Традиционно вечный образ (искусство) и меняющийся человеческий прототип (жизнь) поменялись в уайльдовском сюжете местами и ролями. Ведь это история разделения одного героя на два образа, слитые в какой-то момент воедино: портрет Дориана выглядел как живой. Потом портрет начинает стареть, а его прототип остается молодым вплоть до окончательной развязки, когда все вновь встает на свои места: портрет возвращается к собственному оригиналу, а человек — к смерти.
Не в этой ли жизненной ситуации очутились те, кто, вроде меня, эмигрировав, оказались задержанными в своем развитии по отношению к своему прошлому? Время для нас остановилось, точнее, стало отсчитываться заново. Но при этом мы еще оставили у себя за спиной собственный образ. В наших глазах этот образ нас самих в прошлом до некоторой поры становился все уродливее и уродливее: так мы воспринимали самих себя в оставленной стране, чтобы психологически оправдать свой уход. Но лишь со стороны — скажем, из России — становилось ясно, как все уродливей и уродливей становились за границей мы сами. Пока мы этого не осознали, взглянув в зеркало на самих себя, когда рухнул железный занавес, отделявший нас от собственного прошлого «я».
Портрет молодого Дориана кисти его друга Базиля — лишь подмалевок: всю остальную жизнь Дориан Грей этот подмалевок наполняет новым содержанием, пишет свой портрет. В какой-то момент портрет следует считать законченным (дальше по пути порока ехать некуда). Дориан не может вынести вида своего портрета и протыкает его ножом. Но если произведение это было закончено и обладало столь ужасающей силой, значит, в нем была некая гармония и, следовательно, красота. Красота эта была несомненно своеобразная, но не в этом ли смысл всех уайльдовских манифестов — провозглашение новой красоты (то есть новой гармонии), утверждающей новую мораль через эстетизирование того, что прежде считалось аморальным (например, гомосексуализм)? Задача искусства — это легитимитизация преступного и злого. Это вера, основанная на том, что зло само по себе не существует: это лишь извращенное добро, которое следует извлечь из вывернутого наизнанку зла.
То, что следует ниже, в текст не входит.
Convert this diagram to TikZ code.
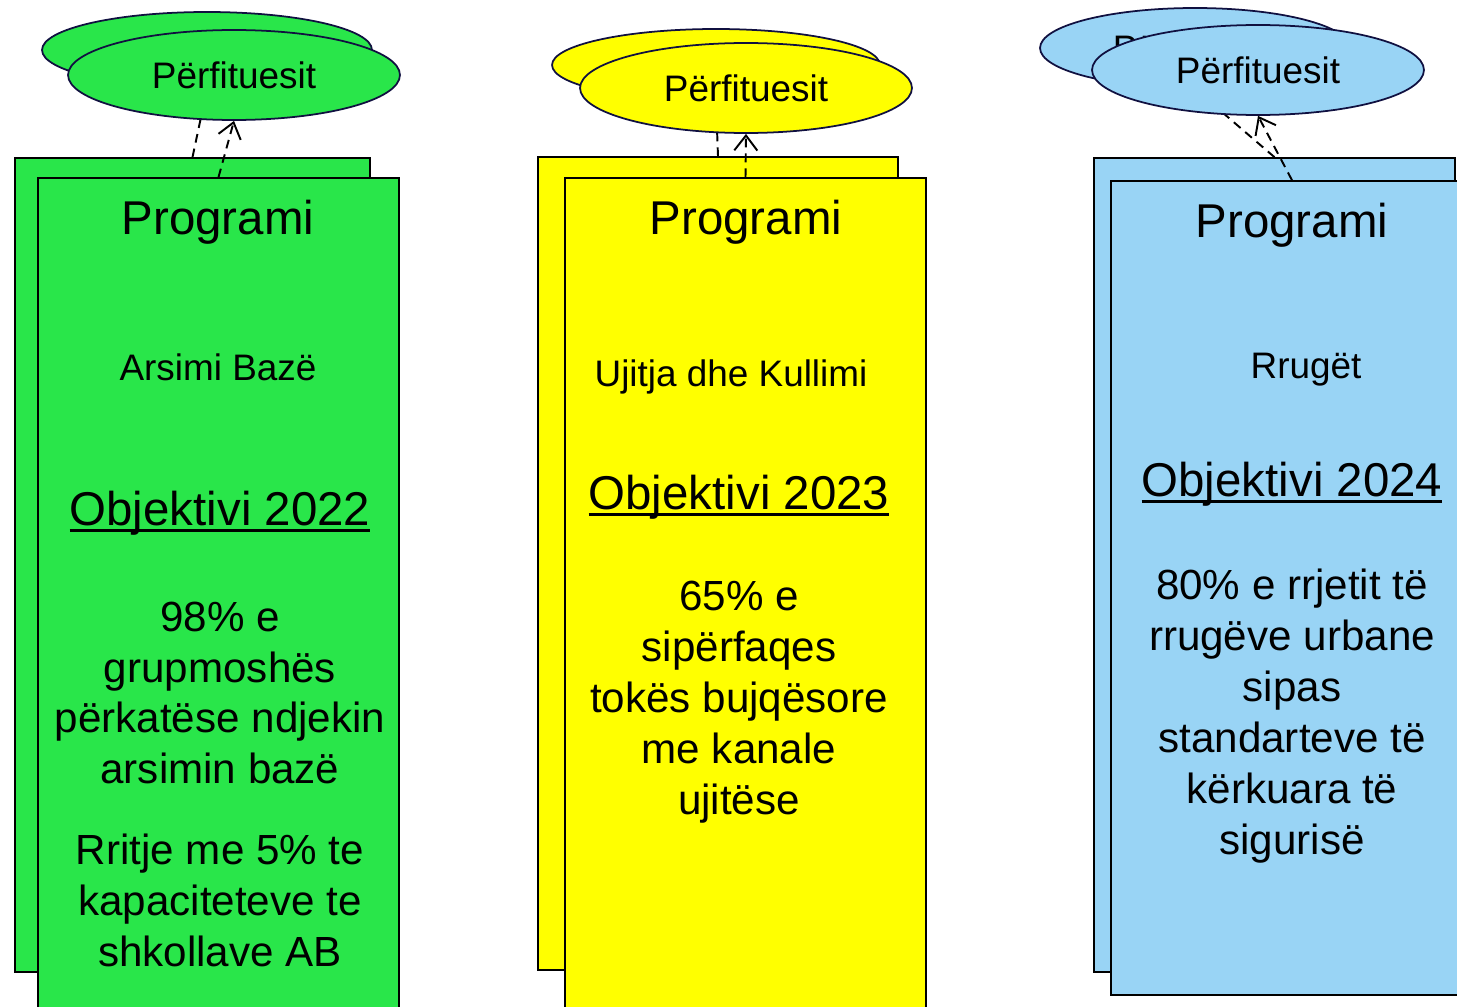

Есть и еще один парадоксальный аспект в этом уайльдовском сюжете. Явное зло, как нам хорошо известно, более заметно глазу, чем скрытое добро. Заурядное зло поэтому воспринимается как стандарт, и все, что этому стандарту не соответствует, расценивается как уродство. Добро поэтому чаще всего носит на лице уродливую маску (например, старости). Красота всегда открывается в том, что считается повсеместно уродством. Если Уайльд утверждает, что портрет был уродлив, значит, этот портрет не обладал гармонией, присущей произведению искусства. Он не мог продержаться вечность, он сам распадался на части и был уничтожен прототипом. Было нечто патологическое (негармоничное), с точки зрения Уайльда, и в самом нестареющем Дориане, иначе он не превратился бы в одно мгновение в уродливого старика. Или же это и был ошеломляющий, согласно Уайльду, эффект воздействия искусства (портрет) на жизнь (Дориана Грея)?
Если считать Дориана Грея автором собственного портрета, то уайльдовская притча говорит о двух аспектах творчества. Во-первых, художник, погружающийся в порок ради открытия новой истины, гибнет, замаранный и подверженный разложению, как бы зараженный чужими пороками, которые он описывал (испытывал в поисках новой темы в творчестве). С другой стороны, истинное произведение искусства, пройдя ад разложения в ходе созидания, восстает в прежнем виде как новый образец красоты, даже если прототип этой красоты (Дориан Грей) глубоко порочен.
Меня всегда занимала следующая мысль: а что, если бы у Дориана Грея украли его портрет? Изменились бы его манеры, его мысли, его поступки, если бы он никогда не видел, как эти поступки визуально запечатлеваются на портрете? И что, если в распоряжении Дориана Грея был бы не один, а два или даже несколько портретов, причем разные портреты реагировали бы на его поступки по-разному?
За полвека до Оскара Уайльда еще один человек слова сочинил новеллу о портрете с ожившим лицом. И это тоже была притча о грехе и красоте. Автор этой притчи, Николай Васильевич Гоголь, всю жизнь скрывал свой гомосексуализм, и в первую очередь — от самого себя. Когда же он признался в этом своему православному исповеднику, тот, судя по всему, запугал Гоголя такими карами ада, что бедный мыслитель уморил себя голодом. Москва была для Гоголя тем же, чем Лондон для Оскара Уайльда: украинец Гоголь был в России тоже эмигрантом. Гоголь уморил себя, потому что считал свою жизнь порочной.